Incidents

Grading an Issue

Each incident must be assigned a Priority level based on its impact to users and number of systems affected with required response times and actions appropriate to the level of impact.

Please see the Digital Marketplace Incident Responses for how incidents should be graded, and the corresponding response time.

To summarise:

  • P1 - critical - complete outage
  • P2 - major - substantial degradation of service
  • P3 - significant - users experiencing intermittent or degraded service due to platform issue
  • P4 - minor - component failure that is not immediately service impacting

Particularly if the grade is P1 or P2, please refer to the below P1/ P2 - Process section

P1/ P2

Process

Take a breath. Everything will be fine. Don’t panic.

As you’ve just found out about the issue, you may want to be the Incident & Comms Lead - you can pass the responsibility on to a Delivery Manager, Product Manager, Technical Architect or any other member of the team at any point.

If you are the incident and comms lead:

  1. Ensure your team and other teams at GDS are aware that an incident is ongoing:

    • post on the #dm-incidents channel with an @here providing a brief description of what is happening and
    • share the post on #dm-framework channel with an @here
    • share the post on #dm-2ndline with an @here
  2. Establish a tech lead - this is usually the most experienced person on 2nd line or in the wider team

If you are the technical Lead, you will:

  • lead and coordinate the technical investigation (use the #dm-2ndline Slack channel for internal coordination)
  • support the incident lead and keep them updated on the technical progress
  • add to the incident report once it’s created
  1. Assess the impact of the incident and give it a priority based on Digital Marketplace Incident Responses, and communicate it on #dm-incidents
  2. Start an incident report by making a copy of the Incident Report Template, share the link on the #dm-incidents channel and ensure important events are recorded
  3. Create a trello card tagged with the appropriate P level label on the 2ndLine Trello Board
  4. Notify stakeholders about incident priority and impact with a brief description
  1. Discuss with CCS whether users should be notified (and how).
  2. Keep communicating with the stakeholders according the update frequency of the incident priority (see Digital Marketplace Incident Responses), or in the case of important news
  3. Communicate a short summary including priority and impact to the GDS #incident channel.
  4. Once the incident is resolved
  • update trello card with relevant details
  • notify the stakeholders you contacted at the start of the incident
  • together with the rest of the incident team, finalise the incident report including as much relevant information as possible (e.g. Slack channels conversation).
  • add a row to the Incidents Summary spreadsheet
  • ensure the incident is brought up at the GDS Infrastructure Weekly meeting.
  • communicate ongoing actions to the CCS support team where required

Additional Information

This guidance is a summary of the full guidance published in the GDS - Technical Incident Management Framework and Process. If clarification is needed on any of the above steps, please refer to that document.

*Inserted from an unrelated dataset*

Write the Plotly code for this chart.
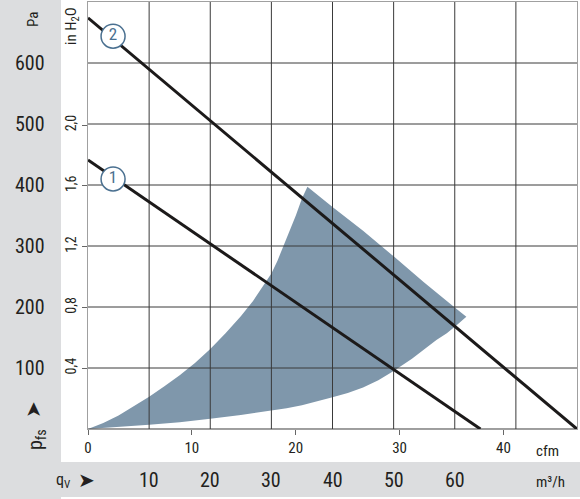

If the incident is a security breach please also refer to the GDS Information Assurance - Process for Handling Security Incidents & Personal Data Breaches for detail on the additional steps that will be taken by the Information Assurance Team.

(<=) P3

Process

  1. Create a trello card in the inbox column tagged with the appropriate P level label on the 2ndLine Trello Board
    • Include as much information as possible; links to status pages, links to email groups/ messages, copy-pasted slack conversations etc.
    • Add a brief description of the issue
    • Be sure to highlight whether or not there are any imminent risks that might cause this issue to be upgraded (for example; a failure in our backup storage and an impending backup run or a failure in our email service and an impending email run)
  2. Notify relevant devs with an @here in the dm-2ndline Slack Channel
  3. If the service is significantly degraded notify the digital-marketplace Slack Channel and the CCS support team
  4. Keep the ticket on the 2ndLine Trello Board up to date
  5. Resolve the incident. Again, update trello card with relevant details.
    • If we think there’s something we can learn from the incident or if we think it’s worthy of documentation, then please do create an incident report.
  6. (Optional/ discretionary) Review the incident, create an incident report using the Incident Report Template
  7. Communicate ongoing actions to the CCS support team where required

Additional Information

P3 and 4 incidents are classed as not heavily limiting user experience. Often they will be caused by a downstream component/ platform issue. This means that the team might not be able to resolve the issue themselves.

As such often the most important thing to do is heavily document the issue and keep on top of communication.